=== To do ===
Exclude the pictures and return every line exactly as written.

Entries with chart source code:
'''
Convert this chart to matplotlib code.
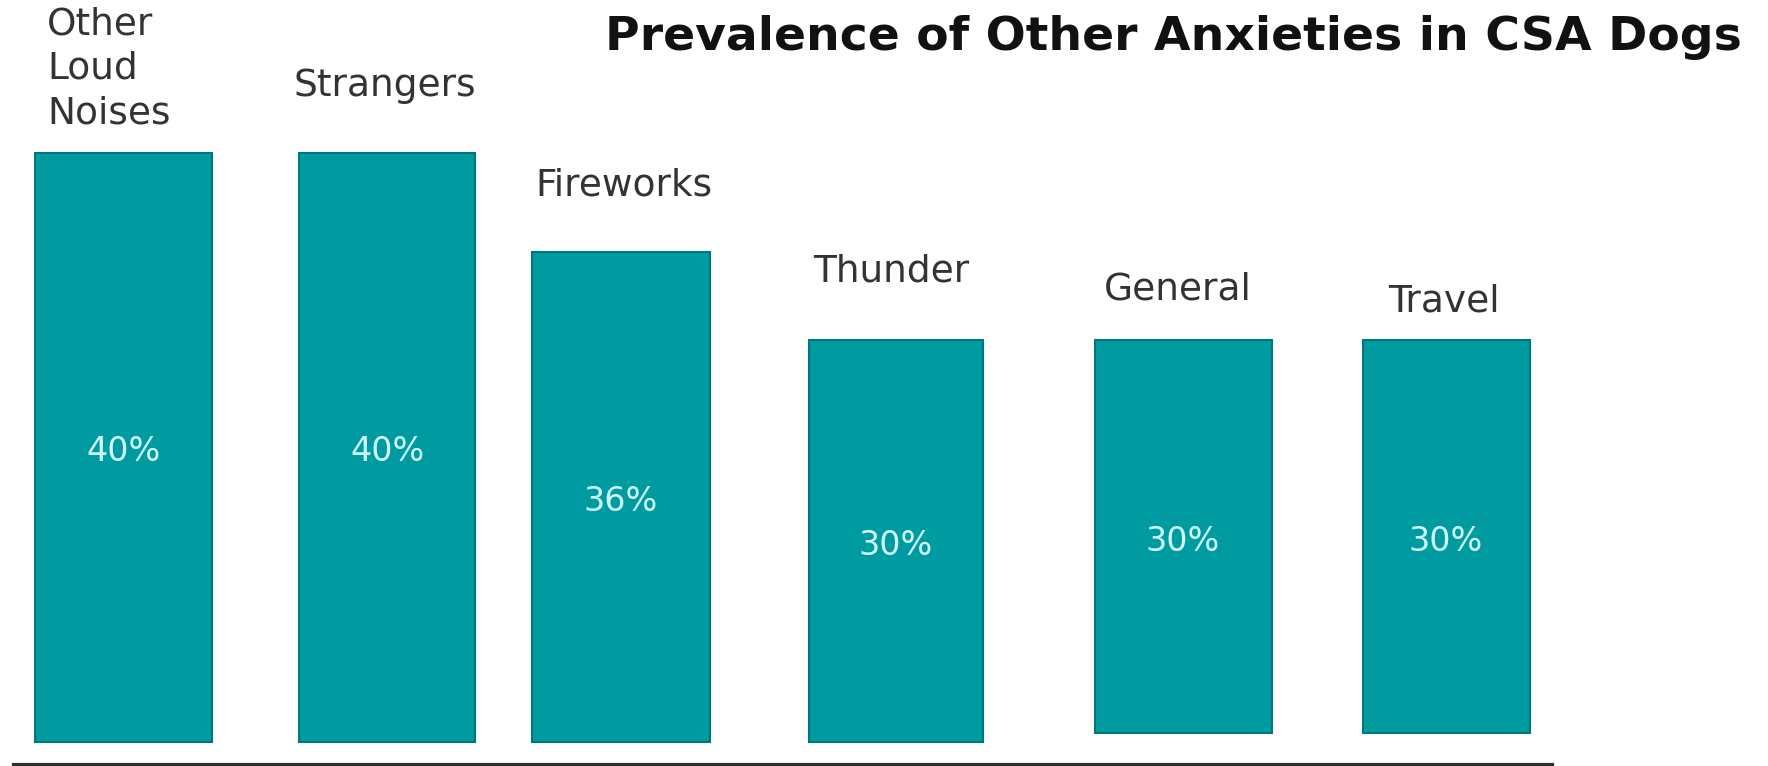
import matplotlib
matplotlib.use("Agg")
import matplotlib.pyplot as plt

# values
categories = ["Other\nLoud\nNoises", "Strangers", "Fireworks", "Thunder", "General", "Travel"]
pct_labels = ["40%", "40%", "36%", "30%", "30%", "30%"]
# bar tops / bottoms as they are drawn in the picture (40% bar = 40 units)
bar_tops = [40, 40, 33.3, 27.3, 27.3, 27.3]
bar_bottoms = [0, 0, 0, 0, 0.6, 0.6]

# layout, in pixels of the 1768x766 picture
W, H = 1768, 766
bar_x = [123, 387, 621, 896, 1183, 1446]
bar_w = [177, 176, 178, 174, 177, 167]
label_x = [47, 293, 535, 813, 1104, 1388]
label_base = [123, 96, 195, 282, 300, 312]   # baseline of the last line
px_per_unit = 589 / 40.0
base_px = 742   # pixel row (from top) where y = 0

teal = "#009ba0"

fig = plt.figure(figsize=(W / 100, H / 100), dpi=100)
ax = fig.add_axes([0, 0, 1, 1])
ax.set_xlim(0, W)
ax.set_ylim((base_px - H) / px_per_unit, base_px / px_per_unit)
ax.axis("off")

heights = [t - b for t, b in zip(bar_tops, bar_bottoms)]
bars = ax.bar(bar_x, heights, width=bar_w, bottom=bar_bottoms,
              color=teal, edgecolor="#00777a", linewidth=1.5)

# percentage in the middle of each bar
for rect, txt in zip(bars, pct_labels):
    ax.text(rect.get_x() + rect.get_width() / 2, rect.get_y() + rect.get_height() / 2 - 0.3,
            txt, ha="center", va="center", fontsize=24, color="#cffcff")

# category names above the bars
for name, x, yb in zip(categories, label_x, label_base):
    fig.text(x / W, 1 - yb / H, name, ha="left", va="baseline",
             fontsize=27, color="#333333", linespacing=1.3)

fig.text(1173 / W, 1 - 50 / H, "Prevalence of Other Anxieties in CSA Dogs",
         ha="center", va="baseline", fontsize=34, fontweight="bold", color="#111111")

# baseline rule under the bars
ax.axhline((base_px - 764.5) / px_per_unit, xmin=14 / W, xmax=1552 / W, color="#2e2e2e", lw=3)

fig.savefig("out.png", dpi=100, facecolor="white")
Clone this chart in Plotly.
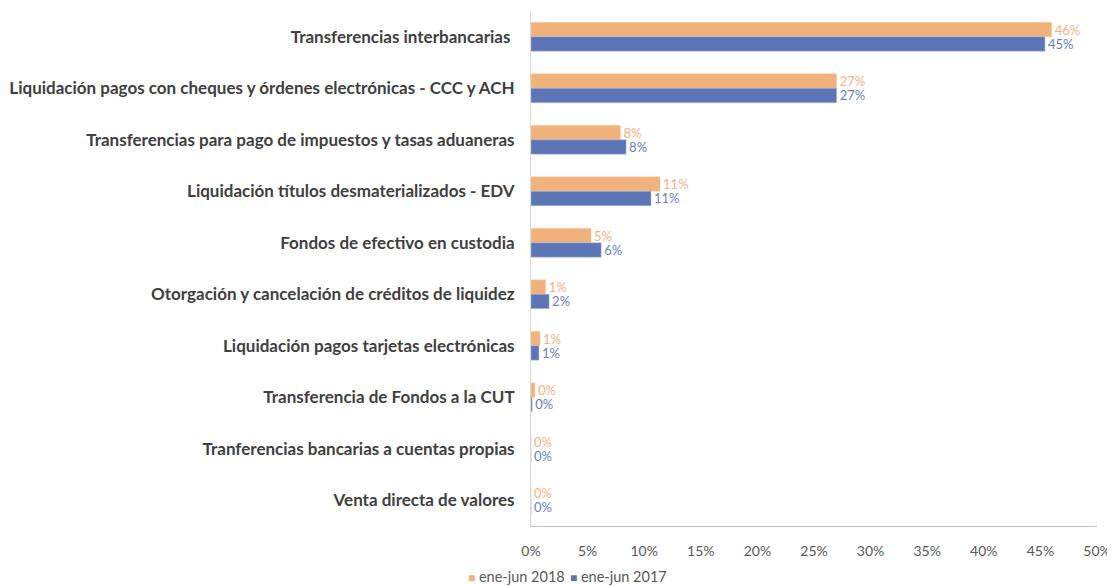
'''
=== Finished task ===
Convert this chart to matplotlib code.
import matplotlib
matplotlib.use("Agg")
import matplotlib.pyplot as plt

# values
categories = ["Other\nLoud\nNoises", "Strangers", "Fireworks", "Thunder", "General", "Travel"]
pct_labels = ["40%", "40%", "36%", "30%", "30%", "30%"]
# bar tops / bottoms as they are drawn in the picture (40% bar = 40 units)
bar_tops = [40, 40, 33.3, 27.3, 27.3, 27.3]
bar_bottoms = [0, 0, 0, 0, 0.6, 0.6]

# layout, in pixels of the 1768x766 picture
W, H = 1768, 766
bar_x = [123, 387, 621, 896, 1183, 1446]
bar_w = [177, 176, 178, 174, 177, 167]
label_x = [47, 293, 535, 813, 1104, 1388]
label_base = [123, 96, 195, 282, 300, 312]   # baseline of the last line
px_per_unit = 589 / 40.0
base_px = 742   # pixel row (from top) where y = 0

teal = "#009ba0"

fig = plt.figure(figsize=(W / 100, H / 100), dpi=100)
ax = fig.add_axes([0, 0, 1, 1])
ax.set_xlim(0, W)
ax.set_ylim((base_px - H) / px_per_unit, base_px / px_per_unit)
ax.axis("off")

heights = [t - b for t, b in zip(bar_tops, bar_bottoms)]
bars = ax.bar(bar_x, heights, width=bar_w, bottom=bar_bottoms,
              color=teal, edgecolor="#00777a", linewidth=1.5)

# percentage in the middle of each bar
for rect, txt in zip(bars, pct_labels):
    ax.text(rect.get_x() + rect.get_width() / 2, rect.get_y() + rect.get_height() / 2 - 0.3,
            txt, ha="center", va="center", fontsize=24, color="#cffcff")

# category names above the bars
for name, x, yb in zip(categories, label_x, label_base):
    fig.text(x / W, 1 - yb / H, name, ha="left", va="baseline",
             fontsize=27, color="#333333", linespacing=1.3)

fig.text(1173 / W, 1 - 50 / H, "Prevalence of Other Anxieties in CSA Dogs",
         ha="center", va="baseline", fontsize=34, fontweight="bold", color="#111111")

# baseline rule under the bars
ax.axhline((base_px - 764.5) / px_per_unit, xmin=14 / W, xmax=1552 / W, color="#2e2e2e", lw=3)

fig.savefig("out.png", dpi=100, facecolor="white")
Clone this chart in Plotly.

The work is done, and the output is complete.